2. The method as recited in claim 1 wherein the selected JTAG state is selected from the group consisting of the PAUSE IR state, the PAUSE DR state, and the RUN TEST IDLE state.

3. The method as recited in claim 2 further comprising using the JTAG TMS signals along with the JTAG state to determine the interface terminal.

4. The method as recited in claim 3 wherein the non-JTAG signals are applied to at least one of the terminals in the group consisting of the JTAG data in terminal and the JTAG data out terminal.

5. Apparatus for exchanging signals between external components including a JTAG test unit and integrated circuit components including a JTAG interface logic unit, the apparatus comprising:

an interface terminal for transferring data signals from external components to integrated circuit components;

a switch, the switch responsive to JTAG state and control signals for selecting signal source to be applied to the interface terminal; and

a multiplexer, the multiplexer responsive to JTAG state and control signals for selecting a destination for signals from the single source.

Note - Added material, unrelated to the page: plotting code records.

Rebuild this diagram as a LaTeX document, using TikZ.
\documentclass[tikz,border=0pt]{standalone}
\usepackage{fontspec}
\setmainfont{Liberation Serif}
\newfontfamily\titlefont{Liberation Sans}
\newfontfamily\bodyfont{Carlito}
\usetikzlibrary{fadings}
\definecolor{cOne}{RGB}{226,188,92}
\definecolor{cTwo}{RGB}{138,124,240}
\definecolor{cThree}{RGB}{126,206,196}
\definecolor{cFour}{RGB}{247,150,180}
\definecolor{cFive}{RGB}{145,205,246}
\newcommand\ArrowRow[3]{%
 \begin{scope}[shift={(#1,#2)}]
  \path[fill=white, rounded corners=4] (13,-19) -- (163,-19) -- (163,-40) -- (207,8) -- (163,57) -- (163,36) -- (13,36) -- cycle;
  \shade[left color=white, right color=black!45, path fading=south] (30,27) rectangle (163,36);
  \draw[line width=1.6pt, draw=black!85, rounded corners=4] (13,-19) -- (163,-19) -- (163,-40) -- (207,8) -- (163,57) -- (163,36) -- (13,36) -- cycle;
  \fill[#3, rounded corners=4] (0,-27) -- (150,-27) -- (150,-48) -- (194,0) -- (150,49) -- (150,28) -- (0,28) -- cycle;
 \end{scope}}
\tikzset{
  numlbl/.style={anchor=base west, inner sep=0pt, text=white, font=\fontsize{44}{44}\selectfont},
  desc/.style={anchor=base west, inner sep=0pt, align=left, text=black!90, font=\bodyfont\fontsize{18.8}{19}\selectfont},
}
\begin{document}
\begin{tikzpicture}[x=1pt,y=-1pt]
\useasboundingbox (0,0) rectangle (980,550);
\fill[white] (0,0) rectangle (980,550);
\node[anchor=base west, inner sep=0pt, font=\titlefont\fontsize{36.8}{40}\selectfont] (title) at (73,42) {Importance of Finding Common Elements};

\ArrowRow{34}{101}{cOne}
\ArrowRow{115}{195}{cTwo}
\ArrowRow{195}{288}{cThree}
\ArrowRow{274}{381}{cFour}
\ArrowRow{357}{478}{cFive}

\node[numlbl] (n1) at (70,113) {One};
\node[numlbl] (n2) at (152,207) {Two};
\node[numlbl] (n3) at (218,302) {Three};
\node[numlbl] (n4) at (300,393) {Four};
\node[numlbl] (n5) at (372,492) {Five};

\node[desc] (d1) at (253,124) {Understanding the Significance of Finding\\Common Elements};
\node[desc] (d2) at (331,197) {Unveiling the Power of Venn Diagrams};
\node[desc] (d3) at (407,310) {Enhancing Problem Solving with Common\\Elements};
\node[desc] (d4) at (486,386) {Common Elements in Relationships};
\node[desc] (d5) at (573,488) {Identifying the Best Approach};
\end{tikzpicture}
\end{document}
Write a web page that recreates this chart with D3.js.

6. The apparatus as recited in claim 5 wherein the JTAG state signals are selected from a group consisting of signals identifying the PAUSE DR state, the PAUSE IR state, and the RUN TEST IDLE state.

7. The apparatus as recited in claim 5 wherein the control signals are JTAG TMS signals.

8. The apparatus as recited in claim 5 wherein data is transferred from external components including the JTAG test unit to integrated circuit components including interface logic unit.

9. The apparatus as recited in claim 5 wherein data is transferred from integrated circuit components including the interface logic unit to external components including the JTAG test unit.